(Reuters) – Harley-Davidson Inc <HOG.N> beat profit expectations on Tuesday as tighter inventories helped drive up prices and it reined in costs as part of Chief Executive Officer Jochen Zeitz’s restructuring plan, sending its shares up as much as 28%.
Overall shipments were down only 6% in the third quarter, recovering from a 59% slump in the prior quarter, indicating a rise in demand for the maker of large cruisers.
The sharp recovery from the pandemic lows comes as CEO Zeitz looks to recharge the business by shifting the focus back to big bikes and traditional markets like the United States and Europe.
Harley also tightened supplies and cut production, driving up prices for pre-owned bikes, which used to be a drag on new motorcycle sales.
“We are managing inventory in line or rather a little short of demand,” Zeitz said. “Dealers are selling new bike at or very close to MSRP (manufacturer suggested retail price) and higher dealer profitability.”
Global dealer inventory was down 30% in the quarter and Zeitz said the company was planning to exit 40 unprofitable markets.

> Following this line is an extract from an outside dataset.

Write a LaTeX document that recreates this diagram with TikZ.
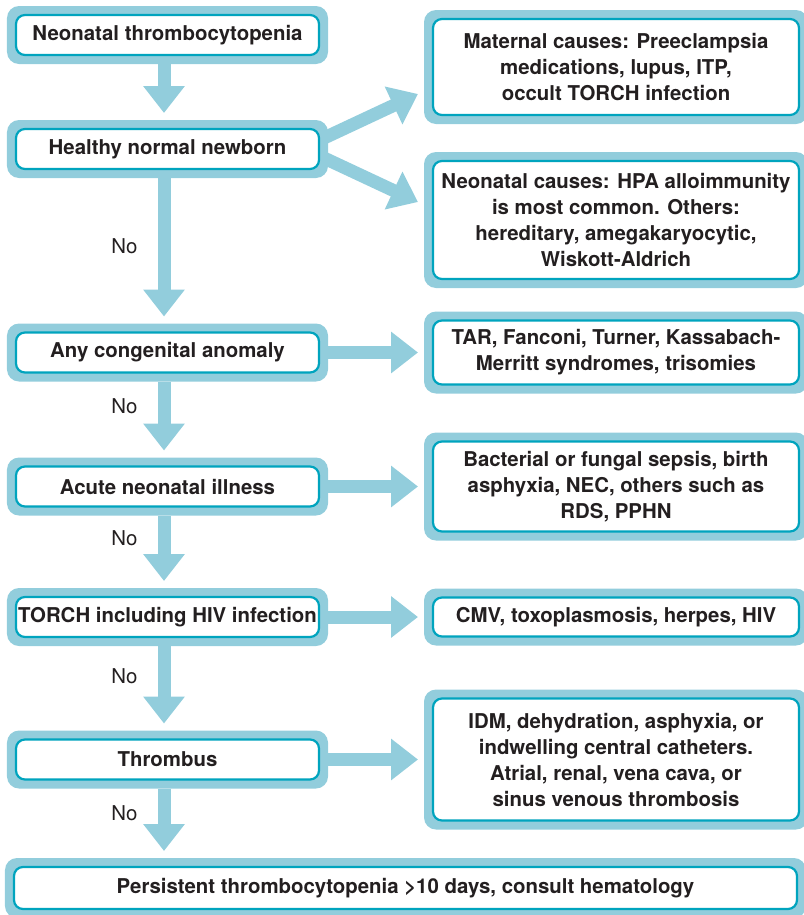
\documentclass[tikz,border=0pt]{standalone}
\usepackage{fontspec}
\setmainfont{TeX Gyre Heros}
\usepackage{tikz}
\usetikzlibrary{arrows.meta,backgrounds}
\usepackage{xcolor}
\definecolor{fblue}{RGB}{146,205,220}
\definecolor{fteal}{RGB}{0,164,190}
\definecolor{ftext}{RGB}{35,31,32}

\tikzset{
  cbox/.style={fill=fblue,rounded corners=12bp,inner sep=0pt,outer sep=0pt,
    align=center,text=ftext,font=\bfseries\fontsize{20.4bp}{26bp}\selectfont,
    path picture={\draw[fteal,fill=white,line width=2.2bp,rounded corners=9bp]
      ([shift={(9bp,9bp)}]path picture bounding box.south west) rectangle
      ([shift={(-9bp,-9bp)}]path picture bounding box.north east);}},
  lbox/.style={cbox,minimum width=321bp,minimum height=58bp},
  rbox/.style={cbox,minimum width=384bp}
}

\begin{document}
\begin{tikzpicture}[x=1bp,y=-1bp,
  flow/.style={draw=fblue,line width=13bp,-{Triangle[width=40bp,length=27bp]}},
  no/.style={font=\fontsize{20.4bp}{26bp}\selectfont,text=ftext,inner sep=0pt}]
  \useasboundingbox (0,0) rectangle (804,915);
  % questions
  \node[lbox] (neo) at (167.5,35) {Neonatal thrombocytopenia};
  \node[lbox] (hn) at (167.5,149) {Healthy normal newborn};
  \node[lbox] (cong) at (167.5,352.5) {Any congenital anomaly};
  \node[lbox] (acute) at (167.5,486.5) {Acute neonatal illness};
  \node[lbox] (torch) at (167.5,617) {TORCH including HIV infection};
  \node[lbox] (thr) at (167.5,759.5) {Thrombus};
  \node[cbox,minimum width=801bp,minimum height=60bp] (pers) at (405.5,888)
    {Persistent thrombocytopenia >10 days, consult hematology};
  % causes
  \node[rbox,minimum height=114bp] (mat) at (616,67)
    {Maternal causes: Preeclampsia\\ medications, lupus, ITP,\\ occult TORCH infection};
  \node[rbox,minimum height=136bp] (nc) at (616,220)
    {Neonatal causes: HPA alloimmunity\\ is most common. Others:\\ hereditary, amegakaryocytic,\\ Wiskott-Aldrich};
  \node[rbox,minimum height=82bp] (tar) at (616,352.5)
    {TAR, Fanconi, Turner, Kassabach-\\Merritt syndromes, trisomies};
  \node[rbox,minimum height=108bp] (sep) at (616,486.5)
    {Bacterial or fungal sepsis, birth\\ asphyxia, NEC, others such as\\ RDS, PPHN};
  \node[rbox,minimum height=57bp] (cmv) at (616,617) {CMV, toxoplasmosis, herpes, HIV};
  \node[rbox,minimum height=140bp] (idm) at (616,759.5)
    {IDM, dehydration, asphyxia, or\\ indwelling central catheters.\\ Atrial, renal, vena cava, or\\ sinus venous thrombosis};
  % arrows
  \begin{scope}[on background layer]
    \draw[flow] ([xshift=-3.5bp]neo.south) -- ([xshift=-3.5bp,yshift=7bp]hn.north);
    \draw[flow] ([xshift=-3.5bp]hn.south) -- node[no,pos=.49,left=20bp]{No} ([xshift=-3.5bp,yshift=7bp]cong.north);
    \draw[flow] ([xshift=-3.5bp]cong.south) -- node[no,pos=.36,left=20bp]{No} ([xshift=-3.5bp,yshift=7bp]acute.north);
    \draw[flow] ([xshift=-3.5bp]acute.south) -- node[no,pos=.35,left=20bp]{No} ([xshift=-3.5bp,yshift=7bp]torch.north);
    \draw[flow] ([xshift=-3.5bp]torch.south) -- node[no,pos=.39,left=20bp]{No} ([xshift=-3.5bp,yshift=7bp]thr.north);
    \draw[flow] ([xshift=-3.5bp]thr.south) -- node[no,pos=.39,left=20bp]{No} ([xshift=-3.5bp,yshift=7bp]pers.north -| neo.south);
    \draw[flow] ([shift={(-4bp,11bp)}]hn.east) -- ([shift={(-6bp,-27bp)}]mat.west);
    \draw[flow] ([shift={(-4bp,-9bp)}]hn.east) -- ([shift={(-6bp,18bp)}]nc.west);
    \draw[flow] (cong.east) -- ([xshift=-6bp]tar.west);
    \draw[flow] (acute.east) -- ([xshift=-6bp]sep.west);
    \draw[flow] (torch.east) -- ([xshift=-6bp]cmv.west);
    \draw[flow] (thr.east) -- ([xshift=-6bp]idm.west);
  \end{scope}
\end{tikzpicture}
\end{document}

The company exited the world’s largest two-wheeler market, India, last month and recently announced a plan to develop and sell a range of premium motorcycles under its brand name in the country along with Hero MotoCorp <HROM.NS>.
Retail sales in its biggest market, the United States, where Harley has not recorded a sales rise for the past six years, fell 10% from a year earlier, but was much less than the 27% slide in the second quarter.
Total expenses fell 26% to $196.9 million in the quarter.
Net income rose 38% to $120 million, or 78 cents per share in the third quarter ended Sept. 30. Analysts were expecting a profit of 21 cents per share, according to Refinitiv data.
Motorcycles and related product revenue fell to $964 million from $1.07 billion a year earlier.